--- START DATA LINES ---

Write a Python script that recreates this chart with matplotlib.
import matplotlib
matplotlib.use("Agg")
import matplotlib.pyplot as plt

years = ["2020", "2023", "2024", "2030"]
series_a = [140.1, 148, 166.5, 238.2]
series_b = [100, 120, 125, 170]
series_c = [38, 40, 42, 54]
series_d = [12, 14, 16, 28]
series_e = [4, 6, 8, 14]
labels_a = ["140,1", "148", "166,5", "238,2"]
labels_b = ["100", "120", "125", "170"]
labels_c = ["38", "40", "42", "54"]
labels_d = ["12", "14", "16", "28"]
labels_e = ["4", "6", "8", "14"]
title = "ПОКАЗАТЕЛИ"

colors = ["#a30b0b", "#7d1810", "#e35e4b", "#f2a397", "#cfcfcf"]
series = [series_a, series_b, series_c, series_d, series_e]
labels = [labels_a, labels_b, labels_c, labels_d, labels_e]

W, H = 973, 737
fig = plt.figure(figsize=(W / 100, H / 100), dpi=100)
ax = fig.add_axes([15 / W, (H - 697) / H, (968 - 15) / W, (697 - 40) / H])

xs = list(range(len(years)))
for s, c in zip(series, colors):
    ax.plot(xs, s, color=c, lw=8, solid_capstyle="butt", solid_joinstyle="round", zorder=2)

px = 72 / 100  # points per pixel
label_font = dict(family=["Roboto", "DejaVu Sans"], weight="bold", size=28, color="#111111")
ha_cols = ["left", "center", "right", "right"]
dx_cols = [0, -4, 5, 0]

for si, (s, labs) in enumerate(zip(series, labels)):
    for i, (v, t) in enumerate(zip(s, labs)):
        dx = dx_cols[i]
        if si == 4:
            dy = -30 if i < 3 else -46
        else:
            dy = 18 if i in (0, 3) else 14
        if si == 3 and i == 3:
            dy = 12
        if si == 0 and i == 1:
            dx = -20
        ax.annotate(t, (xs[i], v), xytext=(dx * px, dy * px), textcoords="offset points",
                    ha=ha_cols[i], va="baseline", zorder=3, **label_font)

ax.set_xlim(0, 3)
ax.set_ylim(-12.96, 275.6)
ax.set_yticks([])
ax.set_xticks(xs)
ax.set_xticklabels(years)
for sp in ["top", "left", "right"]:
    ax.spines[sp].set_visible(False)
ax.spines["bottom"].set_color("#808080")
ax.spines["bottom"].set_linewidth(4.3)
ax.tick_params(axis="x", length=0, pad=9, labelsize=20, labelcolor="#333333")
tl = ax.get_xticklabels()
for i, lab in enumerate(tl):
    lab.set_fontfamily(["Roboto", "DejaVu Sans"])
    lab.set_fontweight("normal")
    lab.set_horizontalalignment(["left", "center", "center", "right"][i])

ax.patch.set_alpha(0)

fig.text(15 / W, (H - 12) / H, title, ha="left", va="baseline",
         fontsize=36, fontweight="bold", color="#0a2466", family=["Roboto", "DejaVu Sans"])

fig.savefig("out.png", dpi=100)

--- END DATA LINES ---
--- START DATA LINES ---

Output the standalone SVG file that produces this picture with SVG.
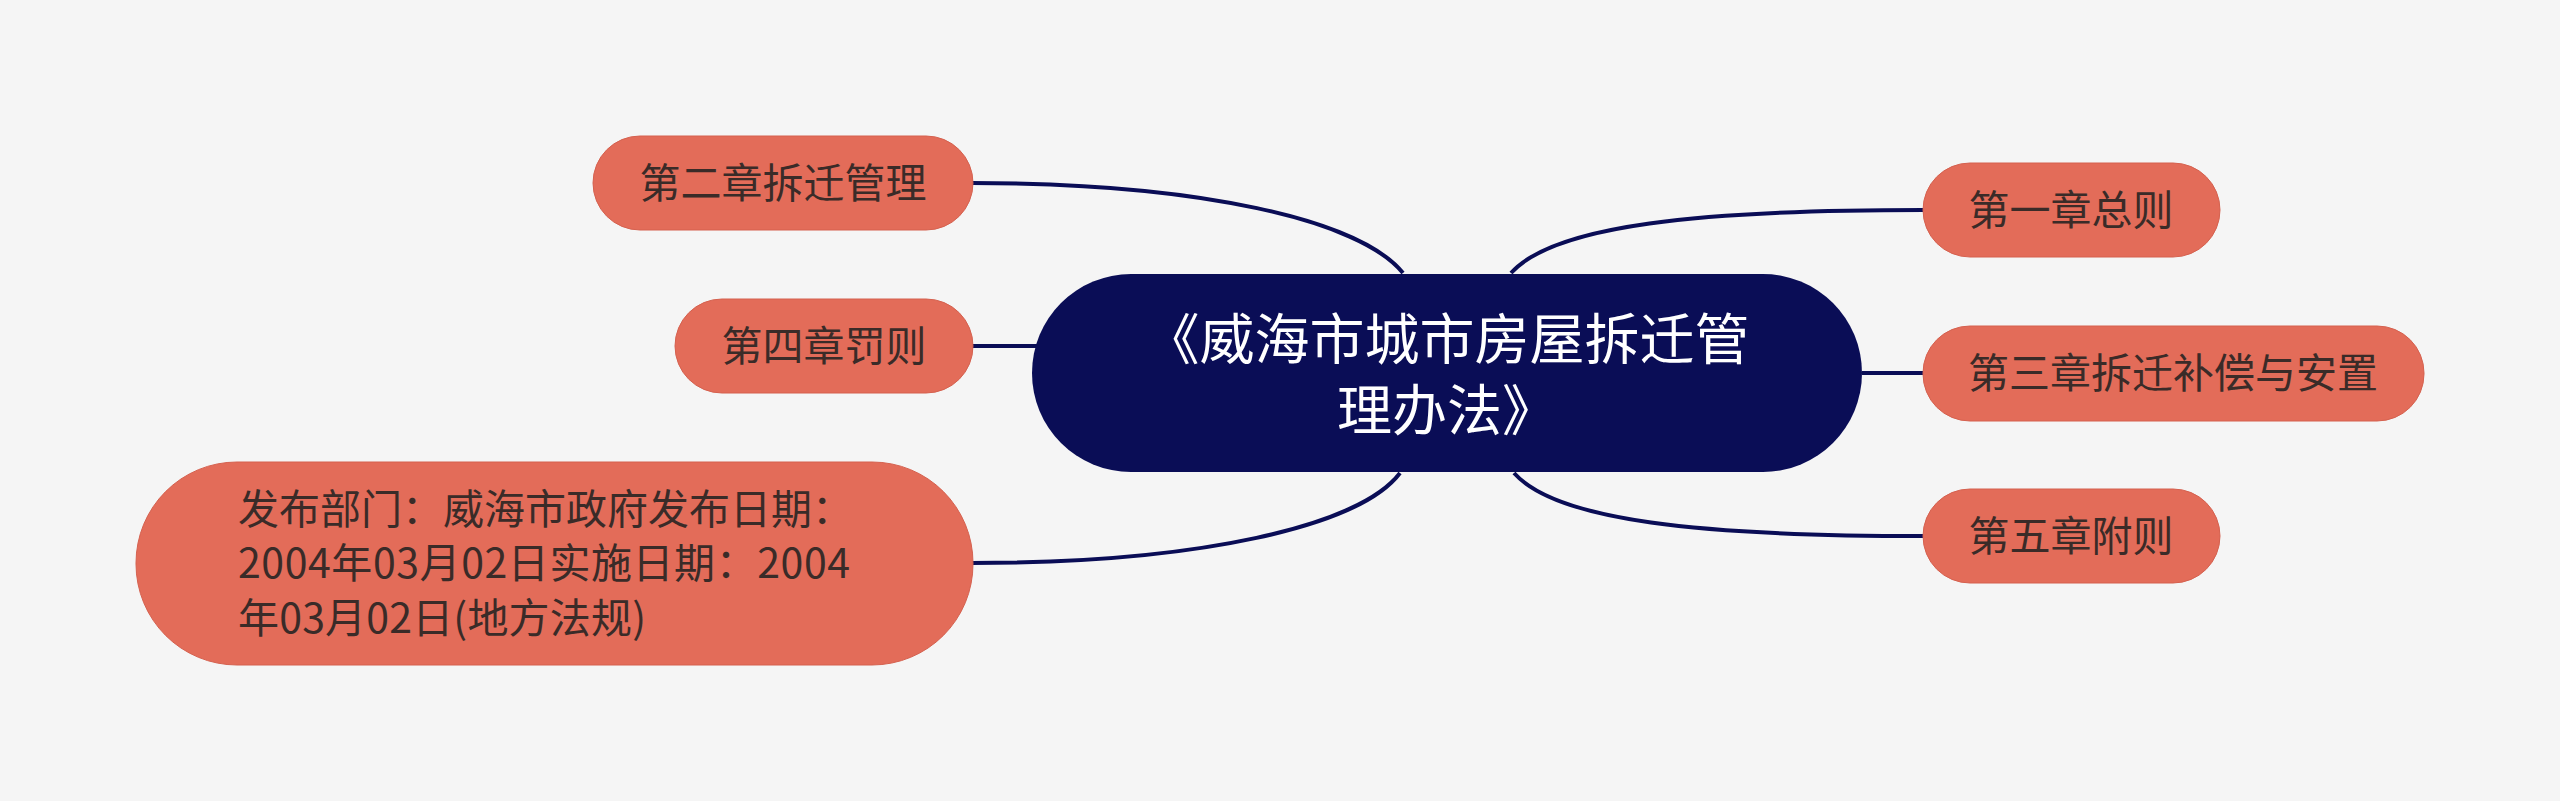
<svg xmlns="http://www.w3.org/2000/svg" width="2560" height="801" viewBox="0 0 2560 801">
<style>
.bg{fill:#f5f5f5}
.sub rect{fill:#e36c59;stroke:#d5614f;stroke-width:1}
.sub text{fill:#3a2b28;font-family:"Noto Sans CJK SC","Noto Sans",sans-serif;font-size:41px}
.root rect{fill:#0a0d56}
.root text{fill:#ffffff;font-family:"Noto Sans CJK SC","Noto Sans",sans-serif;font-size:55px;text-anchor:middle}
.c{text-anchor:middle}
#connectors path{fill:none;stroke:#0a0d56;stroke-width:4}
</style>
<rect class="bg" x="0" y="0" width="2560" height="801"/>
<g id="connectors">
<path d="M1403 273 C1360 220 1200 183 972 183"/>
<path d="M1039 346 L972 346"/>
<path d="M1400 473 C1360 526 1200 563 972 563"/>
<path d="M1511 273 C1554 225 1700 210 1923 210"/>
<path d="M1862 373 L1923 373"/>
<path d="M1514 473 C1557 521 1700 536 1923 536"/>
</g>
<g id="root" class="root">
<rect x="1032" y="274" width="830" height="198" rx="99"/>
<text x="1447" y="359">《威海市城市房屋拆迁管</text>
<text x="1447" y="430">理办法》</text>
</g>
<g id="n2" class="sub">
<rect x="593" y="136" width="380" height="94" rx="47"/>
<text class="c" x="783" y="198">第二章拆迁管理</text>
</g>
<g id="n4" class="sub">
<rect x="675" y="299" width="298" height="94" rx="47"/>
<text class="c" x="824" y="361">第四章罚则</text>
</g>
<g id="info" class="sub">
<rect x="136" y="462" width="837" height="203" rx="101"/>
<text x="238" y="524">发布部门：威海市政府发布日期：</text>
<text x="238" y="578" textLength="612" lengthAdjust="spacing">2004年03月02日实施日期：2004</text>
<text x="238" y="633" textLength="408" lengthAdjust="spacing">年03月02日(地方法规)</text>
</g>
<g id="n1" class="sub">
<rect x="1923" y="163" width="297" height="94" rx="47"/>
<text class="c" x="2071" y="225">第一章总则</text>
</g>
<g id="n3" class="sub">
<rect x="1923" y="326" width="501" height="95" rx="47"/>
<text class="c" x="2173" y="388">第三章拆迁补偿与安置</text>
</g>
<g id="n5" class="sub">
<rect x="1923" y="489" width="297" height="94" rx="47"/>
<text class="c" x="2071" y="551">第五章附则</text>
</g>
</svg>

--- END DATA LINES ---

*EXERCISE AIM:* Retype, exactly and in full, the lines above from the one containing "Write a Python" through the one containing "import matplotlib.pyplot as plt".

*RIGHT ANSWER:*
Write a Python script that recreates this chart with matplotlib.
import matplotlib
matplotlib.use("Agg")
import matplotlib.pyplot as plt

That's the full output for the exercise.